Aktuell 40 Mitarbeiter

Derzeit sind neben den vielen ehrenamtlichen Helfern an allen vier Standorten 40 Mitarbeiter beschäftigt, darunter 16 fest angestellte sozialversicherungspflichtig Beschäftigte. „Wir haben ein tolles Betriebsklima. Vorübergehende Schwächen Einzelner werden kameradschaftlich abgefangen“, versichern Drabsch und Friedrich. Zudem gebe es auch sozialpädagogische Begleitung. Und der Mindestlohn sei kein Thema: „Wir bezahlen nach dem höheren Tarif des diakonischen Werks“.

Hintergrund

Ein Gewinn nur für die Beschäftigten Weiden. (sbü)

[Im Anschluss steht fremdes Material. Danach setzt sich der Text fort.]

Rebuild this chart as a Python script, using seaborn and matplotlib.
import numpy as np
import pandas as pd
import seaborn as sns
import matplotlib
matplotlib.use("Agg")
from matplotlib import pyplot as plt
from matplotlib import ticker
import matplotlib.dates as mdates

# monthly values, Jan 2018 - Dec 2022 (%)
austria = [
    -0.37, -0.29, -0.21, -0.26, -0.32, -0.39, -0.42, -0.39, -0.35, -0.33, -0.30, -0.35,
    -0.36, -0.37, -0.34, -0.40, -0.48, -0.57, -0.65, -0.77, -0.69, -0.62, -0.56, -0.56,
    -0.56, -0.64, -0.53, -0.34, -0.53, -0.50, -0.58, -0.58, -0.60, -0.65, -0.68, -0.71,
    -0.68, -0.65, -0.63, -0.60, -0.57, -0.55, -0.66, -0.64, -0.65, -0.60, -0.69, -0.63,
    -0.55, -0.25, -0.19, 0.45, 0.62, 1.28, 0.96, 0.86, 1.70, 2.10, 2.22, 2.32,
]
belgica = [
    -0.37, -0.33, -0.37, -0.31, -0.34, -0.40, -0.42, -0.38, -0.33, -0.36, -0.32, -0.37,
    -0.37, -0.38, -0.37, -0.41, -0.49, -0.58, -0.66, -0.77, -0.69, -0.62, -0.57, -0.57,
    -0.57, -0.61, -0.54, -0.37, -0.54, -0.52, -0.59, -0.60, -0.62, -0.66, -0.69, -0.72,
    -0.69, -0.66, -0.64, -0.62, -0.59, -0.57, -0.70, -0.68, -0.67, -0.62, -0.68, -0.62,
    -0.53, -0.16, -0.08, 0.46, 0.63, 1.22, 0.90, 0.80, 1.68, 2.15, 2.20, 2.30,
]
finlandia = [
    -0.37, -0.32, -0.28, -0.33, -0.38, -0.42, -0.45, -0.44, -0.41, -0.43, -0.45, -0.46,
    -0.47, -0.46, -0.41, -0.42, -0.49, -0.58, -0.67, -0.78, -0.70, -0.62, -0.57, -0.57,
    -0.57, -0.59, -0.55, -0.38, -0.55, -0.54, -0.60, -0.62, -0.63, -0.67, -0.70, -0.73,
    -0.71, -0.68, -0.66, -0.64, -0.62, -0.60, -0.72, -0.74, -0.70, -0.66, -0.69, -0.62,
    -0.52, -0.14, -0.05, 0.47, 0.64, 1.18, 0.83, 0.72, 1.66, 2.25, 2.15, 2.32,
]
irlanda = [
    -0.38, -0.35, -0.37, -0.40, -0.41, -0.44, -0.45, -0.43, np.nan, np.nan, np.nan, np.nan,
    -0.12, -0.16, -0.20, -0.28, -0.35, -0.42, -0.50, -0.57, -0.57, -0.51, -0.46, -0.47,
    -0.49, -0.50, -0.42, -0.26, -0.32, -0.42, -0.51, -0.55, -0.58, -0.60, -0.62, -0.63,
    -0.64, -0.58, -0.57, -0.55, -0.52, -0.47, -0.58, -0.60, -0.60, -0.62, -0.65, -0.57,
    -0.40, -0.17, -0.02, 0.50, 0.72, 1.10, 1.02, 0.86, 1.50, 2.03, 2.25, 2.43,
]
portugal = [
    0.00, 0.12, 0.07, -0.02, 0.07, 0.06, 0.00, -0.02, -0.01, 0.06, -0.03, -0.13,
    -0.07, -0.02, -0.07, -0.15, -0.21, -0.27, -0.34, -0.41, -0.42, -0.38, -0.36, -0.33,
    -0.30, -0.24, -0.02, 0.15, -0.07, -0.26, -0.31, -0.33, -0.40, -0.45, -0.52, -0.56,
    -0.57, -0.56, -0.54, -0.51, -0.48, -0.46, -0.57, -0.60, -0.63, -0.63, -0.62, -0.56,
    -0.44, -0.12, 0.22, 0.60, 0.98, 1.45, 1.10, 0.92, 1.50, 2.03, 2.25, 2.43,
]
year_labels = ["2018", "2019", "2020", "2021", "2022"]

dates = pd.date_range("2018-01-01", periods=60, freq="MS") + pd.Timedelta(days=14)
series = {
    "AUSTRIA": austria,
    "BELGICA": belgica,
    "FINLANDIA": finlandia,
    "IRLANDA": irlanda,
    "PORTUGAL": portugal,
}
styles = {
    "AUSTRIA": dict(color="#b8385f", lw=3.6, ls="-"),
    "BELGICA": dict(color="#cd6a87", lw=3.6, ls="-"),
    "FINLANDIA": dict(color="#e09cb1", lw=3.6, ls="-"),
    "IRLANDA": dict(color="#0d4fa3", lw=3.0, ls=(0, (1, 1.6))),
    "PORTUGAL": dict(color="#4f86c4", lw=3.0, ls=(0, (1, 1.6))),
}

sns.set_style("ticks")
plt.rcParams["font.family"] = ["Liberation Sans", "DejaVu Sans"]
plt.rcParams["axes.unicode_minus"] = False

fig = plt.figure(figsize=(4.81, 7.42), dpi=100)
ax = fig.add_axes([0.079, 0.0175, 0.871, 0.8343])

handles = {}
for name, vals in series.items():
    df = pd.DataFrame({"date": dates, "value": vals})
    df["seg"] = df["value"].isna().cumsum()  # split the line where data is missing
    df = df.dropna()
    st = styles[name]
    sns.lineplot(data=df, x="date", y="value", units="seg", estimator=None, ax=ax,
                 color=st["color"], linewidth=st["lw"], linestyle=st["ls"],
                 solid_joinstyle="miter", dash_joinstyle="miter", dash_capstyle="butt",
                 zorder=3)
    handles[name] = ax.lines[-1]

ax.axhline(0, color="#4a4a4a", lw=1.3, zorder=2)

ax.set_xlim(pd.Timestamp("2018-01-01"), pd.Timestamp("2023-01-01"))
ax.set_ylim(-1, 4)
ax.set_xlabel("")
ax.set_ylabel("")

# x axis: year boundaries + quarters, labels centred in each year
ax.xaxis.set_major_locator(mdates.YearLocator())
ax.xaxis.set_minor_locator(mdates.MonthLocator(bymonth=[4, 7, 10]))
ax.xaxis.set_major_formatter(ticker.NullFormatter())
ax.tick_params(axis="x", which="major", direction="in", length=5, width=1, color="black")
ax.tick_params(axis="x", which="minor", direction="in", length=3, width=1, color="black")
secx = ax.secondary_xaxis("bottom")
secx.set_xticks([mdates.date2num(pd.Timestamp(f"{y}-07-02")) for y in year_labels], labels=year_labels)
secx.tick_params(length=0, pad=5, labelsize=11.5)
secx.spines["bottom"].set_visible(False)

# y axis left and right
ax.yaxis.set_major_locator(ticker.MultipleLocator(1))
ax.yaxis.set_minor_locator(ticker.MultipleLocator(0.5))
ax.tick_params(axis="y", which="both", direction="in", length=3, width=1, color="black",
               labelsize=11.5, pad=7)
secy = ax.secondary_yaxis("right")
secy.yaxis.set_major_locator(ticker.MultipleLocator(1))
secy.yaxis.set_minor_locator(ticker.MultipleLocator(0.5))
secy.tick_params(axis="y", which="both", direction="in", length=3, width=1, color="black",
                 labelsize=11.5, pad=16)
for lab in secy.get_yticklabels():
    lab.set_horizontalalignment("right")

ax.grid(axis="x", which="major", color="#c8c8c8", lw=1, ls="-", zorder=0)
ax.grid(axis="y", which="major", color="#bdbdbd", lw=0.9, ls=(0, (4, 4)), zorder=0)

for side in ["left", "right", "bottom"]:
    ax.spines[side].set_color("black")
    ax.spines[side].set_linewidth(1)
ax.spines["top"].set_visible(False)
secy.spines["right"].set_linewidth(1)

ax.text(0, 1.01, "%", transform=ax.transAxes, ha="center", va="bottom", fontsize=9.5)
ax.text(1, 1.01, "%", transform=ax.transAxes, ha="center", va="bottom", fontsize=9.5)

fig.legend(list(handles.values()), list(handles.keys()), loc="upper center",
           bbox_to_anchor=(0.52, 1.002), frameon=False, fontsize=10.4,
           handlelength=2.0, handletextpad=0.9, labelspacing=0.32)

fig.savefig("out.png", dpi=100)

Die heutige „Ostbayerische Dienstleistungsagentur“, früher Werkhof, wurde 1993 zunächst in Vohenstrauß als eines von vielen Arbeitsmarktprojekten zum Ausgleich hoher Arbeitsplatzverluste (u. a. Hölzl, Seltmann, Grundig) gegründet. Rasch kamen Spenden und Kunden aus dem westlichen Landkreis, so dass ein Jahr später auch in Weiden der Werkhof in der Christian-Seltmann-Straße eröffnet wurde. Nach zwischenzeitlicher Unterbringung in der Pressather Straße verfügt „der Werkhof“ seit 2012 in der Oberen Bauscherstraße über mehr als 2000 Quadratmeter Fläche. Weitere Standorte gibt es derzeit in Vohenstrauß, Tirschenreuth und Cham.

In der Dienstleistungsagentur werden seit ihrer Gründung zahlreiche Beschäftigungsmaßnahmen für Ältere, ungelernte Spätaussiedler, Migranten, Langzeitarbeitslose oder leistungsschwächere Jugendliche durchgeführt. Anleitung, theoretische Bildungsteile und sozialpädagogische Betreuung verhelfen zu neuen beruflichen Zukunftsperspektiven. Arbeitsmarktprojekte und soziale Dienstleistungen im öffentlichen Interesse ergänzen sich gegenseitig.

Damit dies alles auch funktioniert sind circa 30 ehrenamtliche Mitarbeiter erforderlich und auch Sachspenden. Großspenden (Möbel) werden kostenfrei abgeholt, kleinere Artikel sollten gebracht werden. Verkauf und Dienstleistungen dienen ausschließlich der Mitfinanzierung der laufenden Kosten und der Verwirklichung der „Werkhof-Idee“. Die gemeinnützige Einrichtung arbeitet nicht gewinnorientiert.